Не то чтобы Пушкин и Достоевский нравились ему меньше Сорокина с Пелевиным — просто вольные трактовки хороши не сами по себе, а только когда спорят с устоявшимся мнением. Нужно, чтобы зрители не просто знали книгу, а смотрели на нее более-менее одинаково. Если бы вокруг «Идиота» Достоевского не было читательской традиции, Богомолов не показывал бы Мышкина педофилом, а Настасью Филипповну — нимфеткой.
«iPhuck 10» и «Теллурия» — тексты сравнительно новые, в литературный канон не входят, и выворачивать их наизнанку не так интересно, как попробовать найти фантазиям авторов адекватный театральный эквивалент. Вот этим режиссер и занят.
Роман «Теллурия» — не только футурологический прогноз, но и, грубо говоря, упражнение по стилистике: все 50 новелл написаны на разных языках.
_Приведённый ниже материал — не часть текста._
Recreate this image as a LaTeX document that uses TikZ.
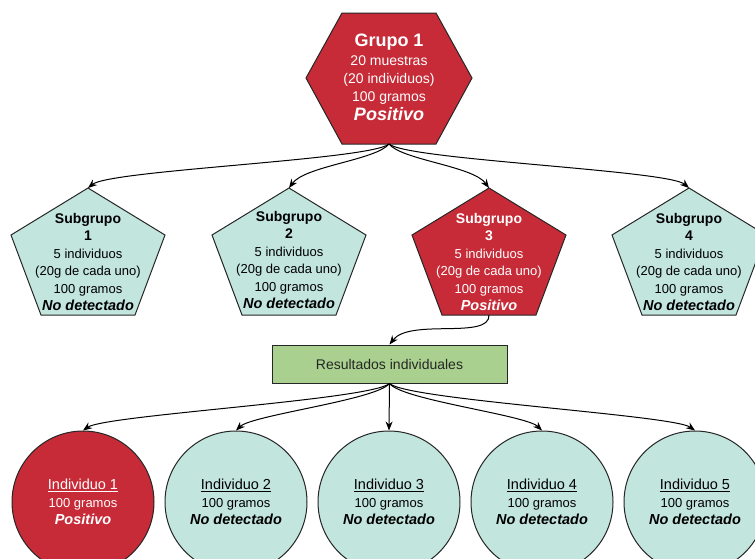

Читатель видит будущее глазами пролетариев, интеллигентов, новых аристократов и даже разнообразных нелюдей из пробирки — вроде пары собаколюдей, сбежавших из крепостного театра в поисках теллурового кайфа.
Богомолов рассудил так: если книга берет разнообразием стиля, в постановке надо брать богатством интонаций. Бывает полифонический роман, а это полифонический спектакль. Одни голоса иронически-безразличны, другие — страстны. Документальная достоверность чередуется с музыкальным речитативом. Остальным инструментам театра — жесту, мимике, мизансцене, свету, костюмам и так далее — уготована минимальная, чисто служебная роль: ничто не должно отвлекать от речи.
Режиссер еще никогда не работал так экономно: перед нами, по сути, читка, только без бумажек и со специфическим решением пространства. Кстати, о пространстве: в зале есть такие места, откуда действие почти не видно — но, поверьте, это совершенно не важно. Потому что «Теллурию» не смотрят, а слушают.